Las recientes decisiones institucionales tomadas por el gobierno de Kirchner deben ubicarse en ese contexto. Kirchner no es un dictador, no es un déspota, pero su manera de entender el poder lo acerca más al gobernante de corte autoritario que al gobernante democrático. Sus antecedentes en Santa Cruz fortalecen esta hipótesis.

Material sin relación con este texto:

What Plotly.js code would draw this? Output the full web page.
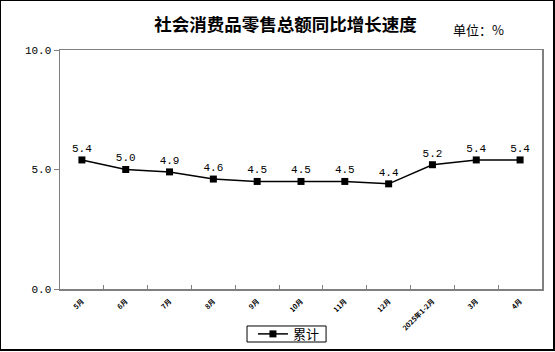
<!DOCTYPE html>
<html>
<head>
<meta charset="utf-8">
<script src="https://cdn.plot.ly/plotly-3.0.1.min.js"></script>
<style>
html,body{margin:0;padding:0;background:#fff;}
#wrap{position:absolute;left:0;top:0;width:555px;height:352px;}
#chart{width:555px;height:352px;}
#frame{position:absolute;left:0;top:0;width:552px;height:348px;border-left:1px solid #000;border-top:1px solid #000;border-right:2px solid #000;border-bottom:2px solid #000;pointer-events:none;}
</style>
</head>
<body>
<div id="wrap"><div id="chart"></div><div id="frame"></div></div>
<script>
const months = ["5月","6月","7月","8月","9月","10月","11月","12月","2025年1-2月","3月","4月"];
const growth = [5.4, 5.0, 4.9, 4.6, 4.5, 4.5, 4.5, 4.4, 5.2, 5.4, 5.4];
const seriesName = "累计";
const yTicks = [0, 5, 10];

const trace = {
  x: months,
  y: growth,
  name: seriesName,
  type: "scatter",
  mode: "lines+markers+text",
  text: growth.map(v => v.toFixed(1)),
  textposition: "top center",
  textfont: {family: "Liberation Mono, DejaVu Sans Mono, monospace", size: 11, color: "#000"},
  line: {color: "#000", width: 1.5},
  marker: {symbol: "square", size: 7, color: "#000"},
  cliponaxis: false
};

const layout = {
  width: 555, height: 352,
  margin: {l: 60, r: 13, t: 50, b: 63, autoexpand: false},
  paper_bgcolor: "#fff", plot_bgcolor: "#fff",
  font: {family: "Noto Sans CJK SC, sans-serif", color: "#000"},
  title: {
    text: "<b>社会消费品零售总额同比增长速度</b>",
    font: {family: "Noto Sans CJK SC", size: 17.5, color: "#000"},
    x: 0.468, xanchor: "center", xref: "paper",
    y: 22, yanchor: "middle", yref: "container"
  },
  xaxis: {
    type: "category", automargin: false,
    showline: true, linecolor: "#808080", linewidth: 1.5, mirror: true,
    showgrid: false, zeroline: false,
    ticks: "inside", tickson: "boundaries", ticklen: 4, tickcolor: "#808080",
    tickangle: -45, ticklabelstandoff: 4,
    tickfont: {family: "Noto Sans CJK SC", size: 7, color: "#000", weight: "bold"},
    range: [-0.5, months.length - 0.5]
  },
  yaxis: {
    automargin: false,
    range: [0, 10], tickvals: yTicks, ticktext: yTicks.map(v => v.toFixed(1)),
    showline: true, linecolor: "#808080", linewidth: 1.5, mirror: true,
    showgrid: false, zeroline: false,
    ticks: "outside", ticklen: 5, tickcolor: "#808080",
    tickfont: {family: "Liberation Mono, DejaVu Sans Mono, monospace", size: 11, color: "#000"}
  },
  showlegend: true,
  legend: {
    x: 0.475, xanchor: "center", xref: "paper",
    y: -0.188, yanchor: "middle", yref: "paper",
    orientation: "h",
    borderwidth: 0, bgcolor: "rgba(0,0,0,0)",
    font: {family: "Noto Sans CJK SC", size: 13, color: "#000"},
    itemwidth: 30
  },
  shapes: [{
    type: "rect", xref: "paper", yref: "paper",
    x0: 0.388, x1: 0.552, y0: -0.2218, y1: -0.1548,
    line: {color: "#000", width: 1}, fillcolor: "rgba(0,0,0,0)"
  }],
  annotations: [{
    text: "单位：%", xref: "paper", yref: "paper",
    x: 0.925, xanchor: "right", y: 1.084, yanchor: "middle",
    showarrow: false,
    font: {family: "Noto Sans CJK SC", size: 13, color: "#000"}
  }]
};

Plotly.newPlot("chart", [trace], layout, {displayModeBar: false, staticPlot: true});
</script>
</body>
</html>
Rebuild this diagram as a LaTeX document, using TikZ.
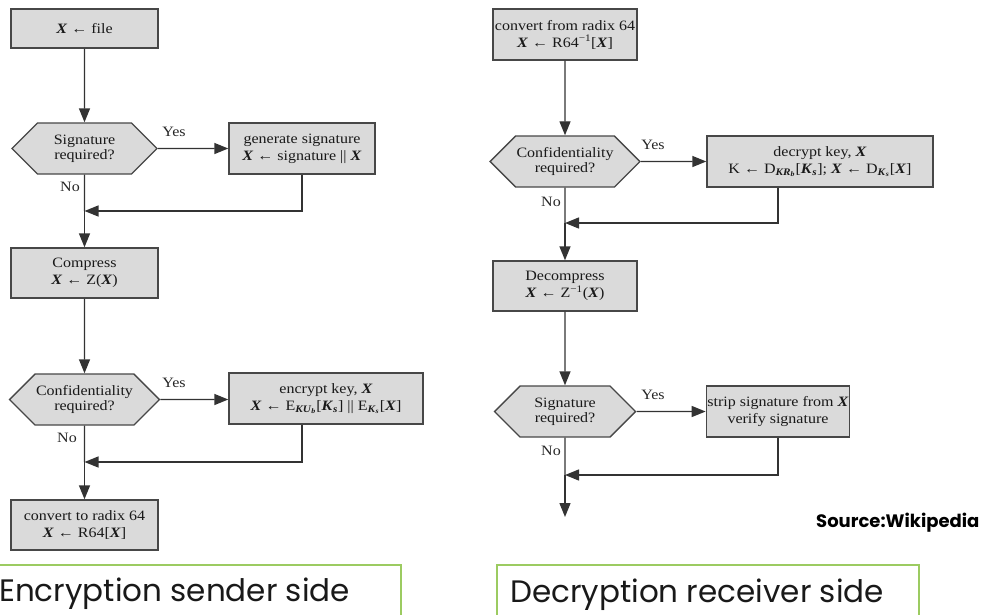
\documentclass[tikz,border=0pt]{standalone}
\usepackage{fontspec}
\setmainfont{Liberation Serif}
\newfontfamily\flowfont[FakeStretch=1.12]{Liberation Serif}
\newfontfamily\capfont{Poppins}
\usetikzlibrary{arrows.meta,shapes.symbols}

\newcommand{\bfit}[1]{\textbf{\textit{#1}}}
\definecolor{boxgray}{HTML}{DADADA}
\definecolor{edgegray}{HTML}{474747}
\definecolor{capgreen}{HTML}{9CCB61}

\tikzset{
  procbox/.style={draw=edgegray, fill=boxgray, line width=1.4pt, align=center,
    inner sep=1pt, text=black!90, font=\flowfont\fontsize{14.3}{17}\selectfont},
  decision/.style={procbox, shape=signal, signal to=west and east,
    signal pointer angle=90, font=\flowfont\fontsize{14.3}{15}\selectfont},
  flow/.style={draw=black!80, line width=1.4pt, -{Triangle[length=14pt,width=11pt]}},
  link/.style={draw=black!80, line width=1.4pt},
  answer/.style={text=black!85, font=\flowfont\fontsize{14.3}{15}\selectfont},
  capline/.style={draw=capgreen, line width=1.5pt},
}

\begin{document}
\begin{tikzpicture}[x=1pt,y=-1pt]
	\useasboundingbox (0,0) rectangle (994,614);
	\clip (0,0) rectangle (994,614);

	% Sender side
	\node[procbox, minimum width=147pt, minimum height=39pt] (file) at (84.5,28.5) {\bfit{X} ← file};
	\node[decision, minimum width=145pt, minimum height=51pt] (sig1) at (84.5,148.5) {Signature\\required?};
	\node[procbox, minimum width=146pt, minimum height=51pt] (gen) at (302,148.5) {generate signature\\\bfit{X} ← signature || \bfit{X}};
	\node[procbox, minimum width=147pt, minimum height=50pt] (compress) at (84.5,273) {Compress\\\bfit{X} ← Z(\bfit{X})};
	\node[decision, minimum width=145pt, minimum height=51pt] (conf1) at (84.5,399.5) {Confidentiality\\required?};
	\node[procbox, minimum width=194pt, minimum height=51pt] (enc) at (326,398.5) {encrypt key, \bfit{X}\\\bfit{X} ← E\textsubscript{\bfit{KU}\textsubscript{\bfit{b}}}[\bfit{K}\textsubscript{\bfit{s}}] || E\textsubscript{\bfit{K}\textsubscript{\bfit{s}}}[\bfit{X}]};
	\node[procbox, minimum width=147pt, minimum height=50pt] (radix) at (84.5,525) {convert to radix 64\\\bfit{X} ← R64[\bfit{X}]};
	\coordinate (m1) at (84.5,211);
	\coordinate (m2) at (84.5,462);

	\draw[flow] (file) -- (sig1);
	\draw[flow] (sig1) -- (gen);
	\draw[link] (sig1) -- (m1);
	\draw[flow] (gen.south) |- (m1);
	\draw[flow] (m1) -- (compress);
	\draw[flow] (compress) -- (conf1);
	\draw[flow] (conf1) -- (enc.west |- conf1);
	\draw[link] (conf1) -- (m2);
	\draw[flow] (enc.south -| gen.south) |- (m2);
	\draw[flow] (m2) -- (radix);

	\node[answer] (yes1) at (174,132) {Yes};
	\node[answer] (no1) at (70,187) {No};
	\node[answer] (yes2) at (174,383) {Yes};
	\node[answer] (no2) at (67,438) {No};

	% Receiver side
	\node[procbox, minimum width=144pt, minimum height=51pt] (from64) at (565,34.5) {convert from radix 64\\\bfit{X} ← R64\textsuperscript{−1}[\bfit{X}]};
	\node[decision, minimum width=141pt, minimum height=51pt] (conf2) at (565,161.5) {Confidentiality\\required?};
	\node[procbox, minimum width=226pt, minimum height=51pt] (dec) at (820,161.5) {decrypt key, \bfit{X}\\K ← D\textsubscript{\bfit{KR}\textsubscript{\bfit{b}}}[\bfit{K}\textsubscript{\bfit{s}}]; \bfit{X} ← D\textsubscript{\bfit{K}\textsubscript{\bfit{s}}}[\bfit{X}]};
	\node[procbox, minimum width=144pt, minimum height=50pt] (decomp) at (565,286) {Decompress\\\bfit{X} ← Z\textsuperscript{−1}(\bfit{X})};
	\node[decision, minimum width=141pt, minimum height=51pt] (sig2) at (565,411.5) {Signature\\required?};
	\node[procbox, minimum width=142pt, minimum height=51pt] (strip) at (778,411.5) {strip signature from \bfit{X}\\verify signature};
	\coordinate (m3) at (565,223);
	\coordinate (m4) at (565,475);
	\coordinate (out) at (565,517);

	\draw[flow] (from64) -- (conf2);
	\draw[flow] (conf2) -- (conf2 -| dec.west);
	\draw[link] (conf2) -- (m3);
	\draw[flow] (dec.south -| strip.south) |- (m3);
	\draw[flow] (m3) -- (decomp);
	\draw[flow] (decomp) -- (sig2);
	\draw[flow] (sig2) -- (strip);
	\draw[link] (sig2) -- (m4);
	\draw[flow] (strip.south) |- (m4);
	\draw[flow] (m4) -- (out);

	\node[answer] (yes3) at (653,145) {Yes};
	\node[answer] (no3) at (551,202) {No};
	\node[answer] (yes4) at (653,395) {Yes};
	\node[answer] (no4) at (551,451) {No};

	% Source and captions
	\node[anchor=base west, inner sep=0pt, font=\capfont\bfseries\fontsize{18}{20}\selectfont] (src) at (816,527) {Source:Wikipedia};
	\draw[capline] (-5,565) rectangle (401,640);
	\draw[capline] (497,565) rectangle (919,640);
	\node[anchor=base west, inner sep=0pt, text=black!90, font=\capfont\fontsize{31}{36}\selectfont] (enccap) at (-1,601) {Encryption sender side};
	\node[anchor=base west, inner sep=0pt, text=black!90, font=\capfont\fontsize{31}{36}\selectfont] (deccap) at (510,602) {Decryption receiver side};
\end{tikzpicture}
\end{document}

De acuerdo con lo aprobado esta semana en el Congreso, el gobierno dispondrá de más recursos, más poder y más atributos, y todo esto lo ha logrado recortando o reduciendo a niveles decorativos el rol del Parlamento. Se dirá que el Congreso ha renunciado a hacer lo que le corresponde. Todo esto puede discutirse. Es verdad que los legisladores no están a la altura de las circunstancias. Pero, si esto fuera así, la crisis no se resuelve aplastando al Congreso o atropellando sus facultades. Porque cuando esto ocurre, se tiene el derecho a sospechar que existen sectores muy interesados en desprestigiar al Congreso para luego, en nombre de ese desprestigio, proceder a despojarlo de sus facultades.

Hay buenas razones para defender a este gobierno y considerar que, en más de un aspecto, su política es acertada. Pero, ninguna de estas consideraciones puede ser un justificativo para disculpar flagrantes violaciones institucionales o atropellos a la República. Este gobierno ha tomado decisiones correctas, pero en él hay arrebatos autoritarios, serias sospechas de corrupción y cínicas manipulaciones sociales.

De todos modos, no me preocupa lo que hace el gobierno, sino la debilidad de la oposición y, muy en particular, la debilidad de cierta prensa y ciertos periodistas e intelectuales que, en nombre de ideales más o menos prestigiosos o en nombre de ambiciones bastardas, callan lo que no se puede callar y consienten lo que no se puede consentir.

Dicho con otras palabras, el gobierno tiene la obligación de gobernar y está bien que así lo haga. Pero la oposición tiene la obligación de controlar y bajo ningún punto de vista puede renunciar a esa facultad.